Mais até do que uma companhia cálida, doce e cheirosa debaixo de um cobertor gostoso e grosso, o que o frio que faz aqui nesta noite pede mesmo é conhaque. Na falta, à guisa de arremedo, saquei uma rolha de vinho. E procurei a lua nova no céu. E então já posso dizer (besta, querendo-me poeta) o que não devia: esse vinho, essa lua no céu, me botam comovido feito o diabo.

E assim comovido recordo a sensação análoga que experimentei há dois dias ao folhear, por acaso, Deslembrar, delicada fábula de Luciano Pontes sobre a importância das lacunas de que toda Lembrança precisa para seguir levando a vida. Falo em “deslembrar”, jamais em “esquecer” – porque, afinal, “a única coisa que não existe é o esquecimento”, já diria o velho Borges. Deslembrar então seria um semi-esquecer, um deixar ir-e-vir das memórias – das boas, das ruins, das todas. Um liberar o respiro preso no que-já-foi para o que-está-sendo agora e para o que-pode-vir-a-ser. Um primo-irmão do sonhar, enfim.

Lembrança, nesse volume disfarçado de livro infantil, é nome de uma menina. Veste vestidinho vermelho e tem um par de asas de libélula – tudo brilho da ilustração de Rosinha. “Lembrança, menina, quem não tem? Eu lembro da minha e espero que você também” – é como o livro termina.

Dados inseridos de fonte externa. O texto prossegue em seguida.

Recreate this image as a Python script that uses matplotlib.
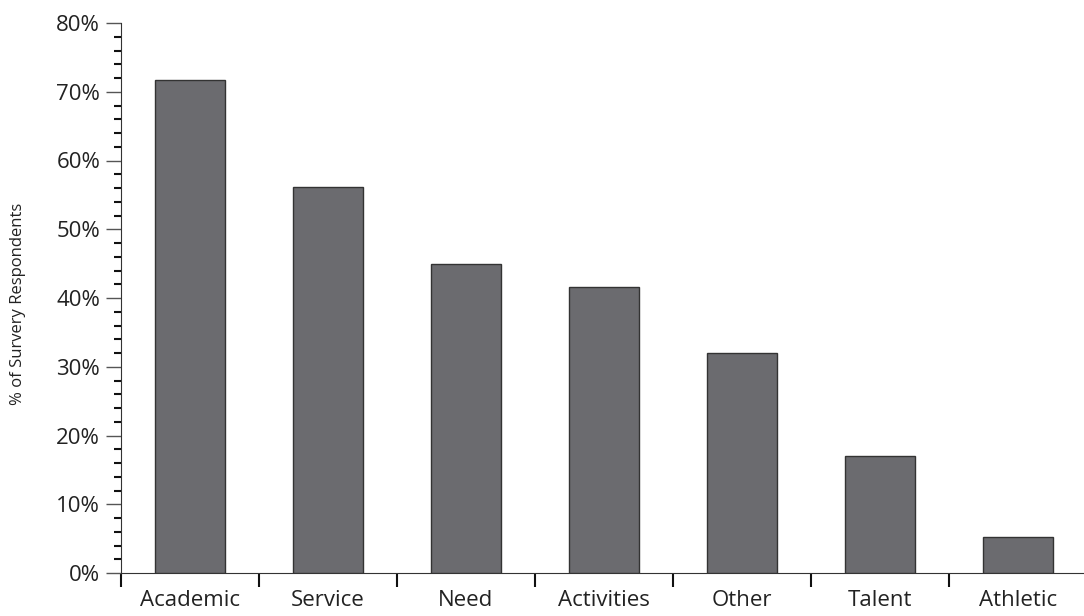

Termina dizendo justamente o que gostaria de dizer aos amores que já perdi.

A esse propósito, por sinal, recordo-me de que, sim, amores já perdi alguns; mas que jamais perdi um amigo sequer. O que me faz pensar que sou (que seríamos, essa espécie) mais talhado(s) para a amizade do que para o amor. E que o amor – oh, judiado vocabulinho! – necessitará de sufixos para significar algo que preste. E que, nesse caso, “amoramigo” seria uma eventual sufixação do dito-nobre sentimento que ainda desejo, com sorte um dia, poder experimentar por período largo e generoso da vida.

Falo de uma sorte de amor quase infantil. Talvez daquele jeitinho cândido como se amaram as duas crianças – um molequinho franzino (eu, presumo) e uma menininha das pernas grossas – de um sonho que anotei nas páginas finais em branco de um Guimarães que andava lendo. Tinham 5 (talvez 4 ou 3, quem sabe 2) aninhos e corriam imunes a tudo, juntos, ele atrás dela, rindo às gargalhadas, por sobre um céu azul escuro salpicado de estrelinhas sob seus pés.

E então me lembro do dia em que conheci Helena, encantadora garota búlgara que sentou ao meu lado num voo sem luxo de Inglaterra para Espanha. Loirinha, uns olhos azuis clarinhos de tão alegres. Macacão jeans, camisa branca, sorrisos e tudo, cheia de graça. Charmosa que só ela. Não falava português nem inglês – tampouco eu o búlgaro. Nem precisou: privados da fala, partimos para outras formas de comunicação. Pus a ponta de meu indicador sobre meu nariz, e ela a do dela no dela também. E movi meu dedo até a bochecha, ela o dela também. As mãos sobre os joelhos, e a moça seguia o mesmo gesto. Cobria a cara com as duas mãos; tocava o cabelo; estourava as bochechas com as palmas… ela sempre também.

Foi uma interação tão espontânea, uma alegria grata e mútua, gratuita – tão franca e doce que, confesso, me apaixonei. Fazer o quê, se era tão fácil estar ao lado dela? E assim, sentindo-me menino, por um minuto ou dois no final do voo, pensei até que Helena pudesse ser a minha garota dos sonhos…

Mas aí me ocorreu que eu já tinha 27 anos, e ela, só 2 – informara-me a acompanhante, sua mãe. De modo que, evidentemente, não cultivei maiores esperanças.

Fato é que, dessa intensa e brevíssima história, conservo a imagem de uma espontaneidade amiga e simples que um dia ainda queria utilizar na alquimia de um eventual futuro amor – elixir do tal “amoramigo”?

Vai saber. Sei é que Helena, tão pequena, decerto já me terá esquecido – pudera. Não sem deixar, em meu coração mais vasto que o mundo, uma boa – uma inesquecível, uma deslembrável – lembrança.